Government forces pounded Aleppo with air strikes trying to repel most intense offensive by rebels in years.

Syrian Civil War
Aleppo was Syria's most populous city before the country's descent into civil war [Anadolu Agency/Getty Images]

A rebel alliance and Syrian government forces have been locked in a battle in and around Aleppo city with President Bashar al-Assad’s regime seeking to repel the major offensive with heavy air strikes.

Thursday’s attack, the most intense rebel offensive in Aleppo in three years, aimed to build on recent advances against Assad by an array of groups fighting on separate fronts, including the Islamic State of Iraq and the Levant (ISIL) group and rebels backed by his regional foes.

A rebel alliance including the al-Qaeda-linked Nusra Front and the Islamist Ahrar al-Sham said they had set up a joint operations room to run the offensive to “liberate” Aleppo and later govern it according to Islamic law.

One Aleppo resident, a 23-year-old student who gave her name as Sahar, said fighting had been “intensive”.

“We are used to the sound of explosions but yesterday there were so many.
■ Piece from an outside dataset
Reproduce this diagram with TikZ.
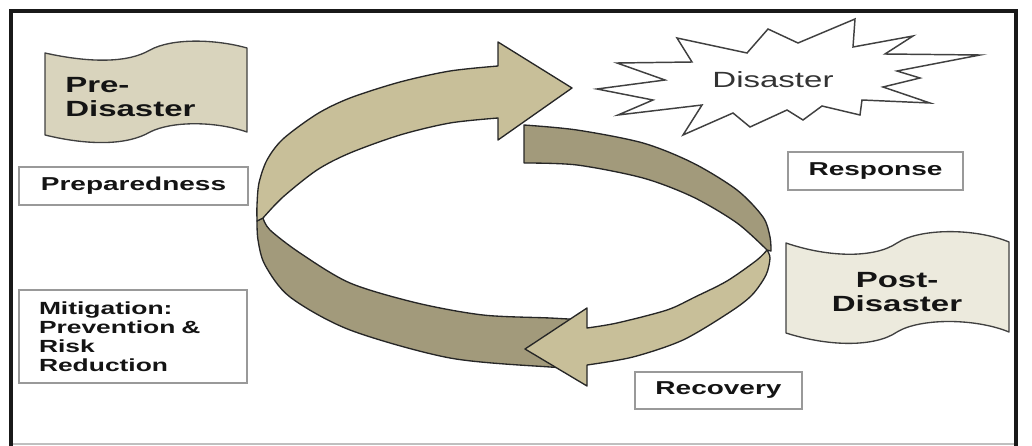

We heard the blasts but because they were coming from everywhere we didn’t know where the shells were falling,” she told the AFP news agency by telephone. 

The UK-based Syrian Observatory for Human Rights, a group monitoring the war, said the fighting raged into the early hours of Friday.

Rami Abdelrahman, director of the group, said the rebel forces had seized some buildings from government control on the northwestern city outskirts of Jamiyat al-Zahra, but the advance was not of strategic importance.

At least 35 rebels were killed in that area, including a dozen Syrians and many others of Central Asian origin, Abdelrahman said. The Syrian war has drawn foreign fighters from across the Muslim world.


RELATED: What’s left of Syria?


Syrian state television said the army had “foiled attempts to infiltrate Aleppo on several fronts, killing more than 100 terrorists” – the regime’s standard term for all rebel groups.

A Syrian military source said the air force and artillery had been used to target the rebels, whom he said had used heavy weapons in their attack. 

Air strikes were also reported near the town of Azaz in the north of Aleppo province, just over the border from Turkey.

Aleppo, 50km south of the Turkish border, was Syria’s most populous city before the country’s descent into civil war. It has been partitioned into zones of government and rebel control since 2012.

Aleppo is of vital importance to Assad, and losing it would further entrench a de facto partition of Syria between western areas still governed from Damascus and the rest of the country run by a patchwork of militias.